** Begin RECORDS SHOWN **
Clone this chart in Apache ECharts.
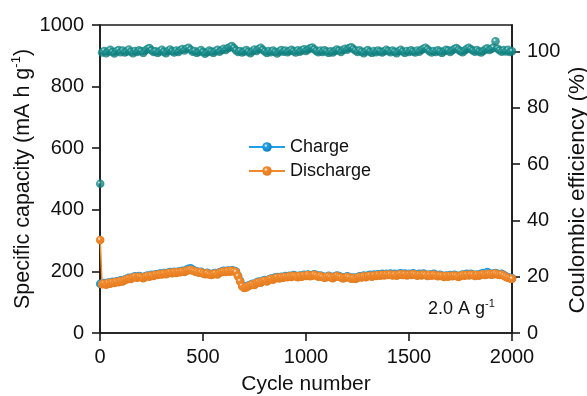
<!DOCTYPE html>
<html><head><meta charset="utf-8">
<script src="https://cdn.jsdelivr.net/npm/echarts@6/dist/echarts.min.js"></script>
<style>html,body{margin:0;padding:0;background:#fff}#c{width:587px;height:396px}</style>
</head><body><div id="c"></div>
<script>
const cycles = [1,10,20,30,40,50,60,70,80,90,100,110,120,130,140,150,160,170,180,190,200,210,220,230,240,250,260,270,280,290,300,310,320,330,340,350,360,370,380,390,400,410,420,430,440,450,460,470,480,490,500,510,520,530,540,550,560,570,580,590,600,610,620,630,640,650,660,670,680,690,700,710,720,730,740,750,760,770,780,790,800,810,820,830,840,850,860,870,880,890,900,910,920,930,940,950,960,970,980,990,1000,1010,1020,1030,1040,1050,1060,1070,1080,1090,1100,1110,1120,1130,1140,1150,1160,1170,1180,1190,1200,1210,1220,1230,1240,1250,1260,1270,1280,1290,1300,1310,1320,1330,1340,1350,1360,1370,1380,1390,1400,1410,1420,1430,1440,1450,1460,1470,1480,1490,1500,1510,1520,1530,1540,1550,1560,1570,1580,1590,1600,1610,1620,1630,1640,1650,1660,1670,1680,1690,1700,1710,1720,1730,1740,1750,1760,1770,1780,1790,1800,1810,1820,1830,1840,1850,1860,1870,1880,1890,1900,1910,1920,1930,1940,1950,1960,1970,1980,1990,2000];

const discharge = [302,158,160,157,162,160,164,162,166,165,
169,167,172,174,177,175,180,182,179,183,
181,178,182,185,183,187,185,189,188,191,
190,193,191,194,196,194,197,195,198,197,
200,198,202,204,205,202,200,198,196,197,
193,191,194,190,188,191,193,190,195,198,
200,198,201,199,202,200,198,184,168,152,
146,148,152,155,158,156,162,165,163,168,
170,167,172,175,173,178,180,177,181,179,
183,181,184,182,186,184,181,185,183,187,
185,188,184,186,189,186,183,185,182,179,
181,184,181,178,182,185,183,180,177,179,
182,180,176,178,175,179,182,180,184,181,
184,186,183,187,185,188,186,189,187,190,
188,190,187,189,186,189,191,188,190,187,
190,188,191,189,186,189,187,190,188,185,
188,186,189,187,184,187,185,182,185,183,
186,184,187,185,182,185,188,186,189,187,
190,188,185,188,186,189,191,188,190,192,
189,191,193,190,188,190,186,182,179,177,
176];

const charge = [160,160,162,159,164,162,166,164,168,167,
171,169,174,176,179,177,182,184,181,185,
183,180,184,187,185,189,187,191,190,193,
192,195,193,196,198,196,199,197,200,199,
202,200,205,209,210,205,202,200,198,199,
195,193,196,192,190,193,195,192,197,200,
202,200,203,201,204,202,200,186,170,154,
148,150,154,157,160,158,164,167,165,170,
172,169,174,177,175,180,182,179,183,181,
185,183,186,184,188,186,183,187,185,189,
187,190,186,188,191,188,185,187,184,181,
183,186,183,180,184,187,185,182,179,181,
184,182,178,180,177,181,184,182,187,183,
187,189,185,190,187,191,188,192,189,192,
191,193,189,192,188,192,194,190,193,189,
192,191,194,191,188,192,189,193,190,187,
190,188,192,189,186,189,187,184,187,185,
188,186,189,187,184,187,190,188,192,189,
192,190,187,190,188,192,195,190,198,194,
191,193,195,192,190,192,188,184,181,179,
178];

const efficiency = [53.0,99.6,100.2,99.4,100.0,100.6,99.8,99.3,100.1,100.5,
99.7,100.3,99.6,100.0,100.7,99.9,99.4,100.2,99.8,100.4,
100.1,99.5,100.3,100.9,101.2,100.4,99.8,100.1,99.5,100.0,
100.6,99.9,99.4,100.2,100.7,100.1,99.6,100.3,99.8,100.4,
100.9,100.3,101.0,101.3,100.6,99.9,100.2,99.5,99.9,100.5,
99.8,99.2,99.7,100.3,100.0,99.5,100.1,100.6,99.9,100.4,
101.0,100.5,101.1,101.5,101.9,101.2,100.4,99.8,100.2,99.6,
100.0,100.5,99.9,99.4,100.1,100.7,100.2,100.8,101.3,100.6,
100.0,99.5,100.2,99.7,100.3,99.8,99.3,100.0,100.5,99.9,
100.3,99.7,100.2,100.6,100.1,99.6,100.4,99.9,100.3,100.8,
100.2,100.7,101.1,101.4,100.8,100.2,99.7,100.3,99.8,100.4,
100.0,99.5,100.1,99.6,100.2,100.7,100.3,99.8,100.5,101.0,
100.6,101.2,101.5,100.9,100.3,99.8,100.4,99.9,99.4,100.0,
100.5,99.9,99.5,100.2,99.7,100.3,100.0,99.6,100.1,100.6,
100.2,99.7,100.3,99.9,99.4,100.1,100.6,100.0,99.5,100.2,
99.8,100.4,100.0,99.6,100.3,99.9,100.5,101.0,101.3,100.7,
100.1,99.6,100.2,99.8,100.4,100.0,99.5,100.1,100.6,100.3,
99.8,100.4,100.9,101.2,100.6,100.1,99.7,100.3,100.9,101.3,
100.8,100.3,99.9,100.5,100.0,99.6,100.2,100.7,101.1,100.5,
100.9,101.4,103.6,101.0,100.4,99.9,100.5,100.0,100.6,99.8,
100.1];

const xTicks = [0,500,1000,1500,2000];
const leftTicks = [0,200,400,600,800,1000];
const rightTicks = [0,20,40,60,80,100];

const FONT = '"Liberation Sans", Arial, sans-serif';
const TXT = '#111111';
const plain = v => String(v);

function ball(base, dark) {
  return {type:'radial', x:0.38, y:0.35, r:0.62,
    colorStops:[{offset:0,color:'#ffffff'},{offset:0.3,color:base},{offset:1,color:dark}]};
}
function pairs(ys){ return cycles.map((c,i)=>[c, ys[i]]); }

const chart = echarts.init(document.getElementById('c'), null, {renderer:'canvas'});
chart.setOption({
  animation:false,
  backgroundColor:'#ffffff',
  grid:{left:100, right:75, top:25, bottom:63, outerBoundsMode:'none', containLabel:false,
    show:true, borderColor:'#1a1a1a', borderWidth:1.6, backgroundColor:'transparent'},
  legend:{
    data:['Charge','Discharge'], orient:'vertical', left:248, top:137, padding:0,
    itemWidth:36, itemHeight:12, itemGap:4,
    textStyle:{fontFamily:FONT, fontSize:18, color:TXT, lineHeight:20}
  },
  xAxis:{
    type:'value', min:0, max:2000, interval:500,
    axisLine:{show:true, lineStyle:{color:'#1a1a1a', width:1.6}},
    axisTick:{show:true, inside:false, length:8, lineStyle:{color:'#1a1a1a', width:1.6}},
    axisLabel:{fontFamily:FONT, fontSize:20, color:TXT, margin:14, formatter:plain,
      customValues: xTicks},
    splitLine:{show:false},
    name:'Cycle number', nameLocation:'middle', nameGap:41, nameMoveOverlap:false,
    nameTextStyle:{fontFamily:FONT, fontSize:21, color:TXT}
  },
  yAxis:[{
    type:'value', min:0, max:1000, interval:200, position:'left',
    axisLine:{show:true, lineStyle:{color:'#1a1a1a', width:1.6}},
    axisTick:{show:true, length:8, lineStyle:{color:'#1a1a1a', width:1.6}},
    axisLabel:{fontFamily:FONT, fontSize:20, color:TXT, margin:16, formatter:plain, customValues: leftTicks},
    splitLine:{show:false},
    name:'Specific capacity (mA h g{sup|-1})', nameLocation:'middle', nameGap:64, nameRotate:90, nameMoveOverlap:false,
    nameTextStyle:{fontFamily:FONT, fontSize:21.5, color:TXT, lineHeight:26,
      rich:{sup:{fontFamily:FONT, fontSize:13, color:TXT, lineHeight:13, verticalAlign:'top'}}}
  },{
    type:'value', min:0, max:109.4, position:'right', alignTicks:false,
    axisLine:{show:true, lineStyle:{color:'#1a1a1a', width:1.6}},
    axisTick:{show:true, length:8, lineStyle:{color:'#1a1a1a', width:1.6}, customValues: rightTicks},
    axisLabel:{fontFamily:FONT, fontSize:20, color:TXT, margin:15, formatter:plain, customValues: rightTicks},
    splitLine:{show:false},
    name:'Coulombic efficiency (%)', nameLocation:'middle', nameGap:54, nameRotate:90, nameMoveOverlap:false,
    nameTextStyle:{fontFamily:FONT, fontSize:22.5, color:TXT, padding:[0,22,0,0]}
  }],
  series:[{
    name:'Charge', type:'line', yAxisIndex:0, data:pairs(charge),
    symbol:'circle', symbolSize:8.5, showAllSymbol:true,
    itemStyle:{color:ball('#22a0e6','#1482c4')},
    lineStyle:{color:'#22a0e6', width:1.5}, z:2
  },{
    name:'Discharge', type:'line', yAxisIndex:0, data:pairs(discharge),
    symbol:'circle', symbolSize:8.5, showAllSymbol:true,
    itemStyle:{color:ball('#f08a2c','#e57c1f')},
    lineStyle:{color:'#f08a2c', width:1.5}, z:3
  },{
    name:'Coulombic efficiency', type:'scatter', yAxisIndex:1, data:pairs(efficiency),
    symbol:'circle', symbolSize:8.5,
    itemStyle:{color:ball('#17908e','#0e7877')}, z:2
  }],
  graphic:[{
    type:'text', left:428, top:298,
    style:{text:'2.0 A g{sup|-1}', fontFamily:FONT, fontSize:18, fill:TXT, lineHeight:22,
      rich:{sup:{fontFamily:FONT, fontSize:11, fill:TXT, lineHeight:11, verticalAlign:'top'}}}
  }]
});
</script></body></html>
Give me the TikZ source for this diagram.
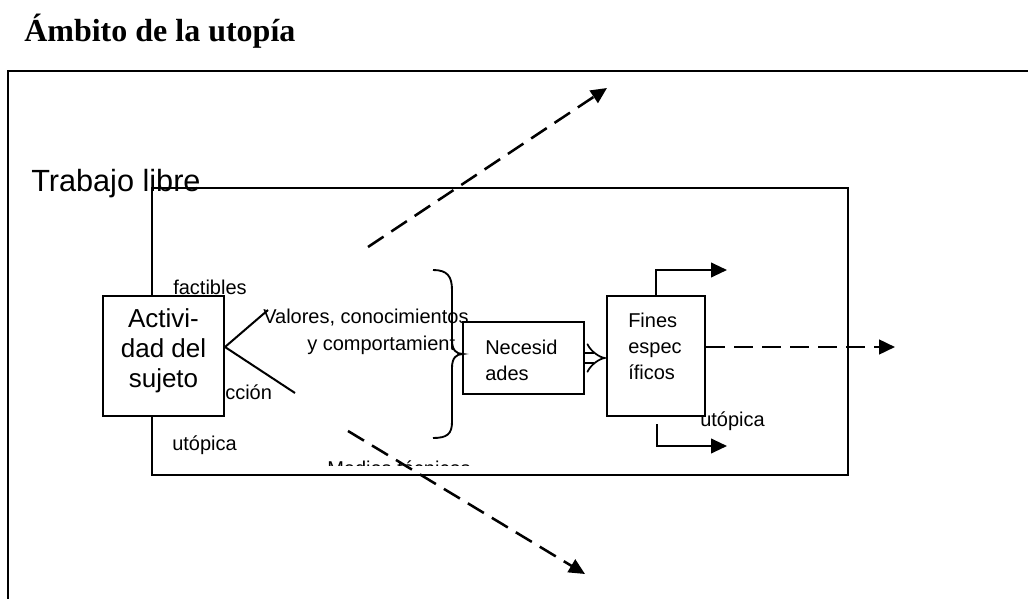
\documentclass[tikz,border=0pt]{standalone}
\usepackage{fontspec}
\setmainfont{Liberation Serif}
\setsansfont{Liberation Sans}
\usetikzlibrary{arrows.meta,calc}
\tikzset{
  boxnode/.style={draw, line width=1.5pt, fill=white, inner sep=0pt},
  lbl/.style={font=\sffamily\fontsize{15}{19.5}\selectfont, inner sep=0pt},
  boxtxt/.style={font=\sffamily\fontsize{15}{19.5}\selectfont, inner sep=0pt, align=left},
  dasharrow/.style={line width=1.9pt, dash pattern=on 14pt off 7pt, -{Triangle[length=12pt,width=11pt]}},
  solidarrow/.style={line width=1.5pt, -{Triangle[length=12pt,width=11pt]}},
  thinline/.style={line width=1.5pt}
}
\begin{document}
\begin{tikzpicture}[x=0.75pt,y=-0.75pt]
\useasboundingbox (0,0) rectangle (1028,599);
% outer frame
\draw[line width=1.6pt] (8,599) -- (8,71) -- (1028,71);
% title
\node[anchor=base west, inner sep=0pt, font=\bfseries\fontsize{24}{28}\selectfont] (title) at (24,42) {Ámbito de la utopía};
\node[anchor=base west, inner sep=0pt, font=\sffamily\fontsize{23}{27}\selectfont] (trabajo) at (31,192) {Trabajo libre};
% inner rectangle
\node[draw, line width=1.5pt, inner sep=0pt, minimum width=522pt, minimum height=215.25pt] (inner) at (500,331.5) {};
% labels
\node[lbl, anchor=base west] (fact) at (173,294) {factibles};
\node[lbl, anchor=base west] (accion) at (225,399) {cción};
\node[lbl, anchor=base west] (utop1) at (172,450) {utópica};
\node[lbl, anchor=base west] (val1) at (263,323) {Valores, conocimientos};
\node[lbl, anchor=base west] (val2) at (307,350) {y comportamient};
\begin{scope}
  \clip (300,440) rectangle (520,465.5);
  \node[lbl, anchor=base west] (medios) at (327,475) {Medios técnicos};
\end{scope}
% boxes
\node[boxnode, minimum width=90.75pt, minimum height=90pt] (act) at (163.5,356) {};
\node[boxnode, minimum width=90.75pt, minimum height=54pt] (nec) at (523.5,358) {};
\node[boxnode, minimum width=73.5pt, minimum height=90pt] (fin) at (656,356) {};
% lines from Actividad
\coordinate (v1) at (268,310);
\coordinate (v2) at (295,393);
\draw[thinline] ($(act.east)+(0,-9)$) -- (v1);
\draw[thinline] ($(act.east)+(0,-9)$) -- (v2);
% brace
\draw[line width=1.4pt] (433,270) .. controls (447,270) and (452,276) .. (452,290) -- (452,340)
  .. controls (452,350) and (456,354) .. (463,354)
  .. controls (456,354) and (452,358) .. (452,368) -- (452,422)
  .. controls (452,434) and (447,438) .. (433,438);
% box texts
\node[font=\sffamily\fontsize{19.5}{22.5}\selectfont, inner sep=0pt, align=center, anchor=north] (acttxt) at (163.5,308.3) {Activi-\\dad del\\sujeto};
\node[boxtxt, anchor=north west] (nectxt) at (485,339.4) {Necesid\\ades};
\node[boxtxt, anchor=north west] (fintxt) at (628,312.7) {Fines\\espec\\íficos};
% double arrow
\draw[line width=1.3pt, double, double distance=6.5pt, -{Implies}] (nec.east) -- (nec.east -| fin.west);
% dashed arrows
\coordinate (up1) at (368,247);
\coordinate (up2) at (607,88);
\coordinate (lo1) at (348,431);
\coordinate (lo2) at (585,574);
\coordinate (rt2) at (895,347);
\draw[dasharrow] (up1) -- (up2);
\draw[dasharrow] (lo1) -- (lo2);
\draw[dasharrow] ($(fin.east)+(0,-9)$) -- (rt2);
% bent arrows
\coordinate (b1) at (727,270);
\coordinate (b2) at (727,446);
\draw[solidarrow] (fin.north) |- (b1);
\draw[solidarrow] ($(fin.south)+(1,7)$) |- (b2);
\node[lbl, anchor=base west] (utop2) at (700,426) {utópica};
\end{tikzpicture}
\end{document}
** End RECORDS SHOWN **
◆ TASK DIRECTIONS ◆
Search the entries for "this" and copy out each line that has it.

◆ SOLUTION ◆
Clone this chart in Apache ECharts.
Give me the TikZ source for this diagram.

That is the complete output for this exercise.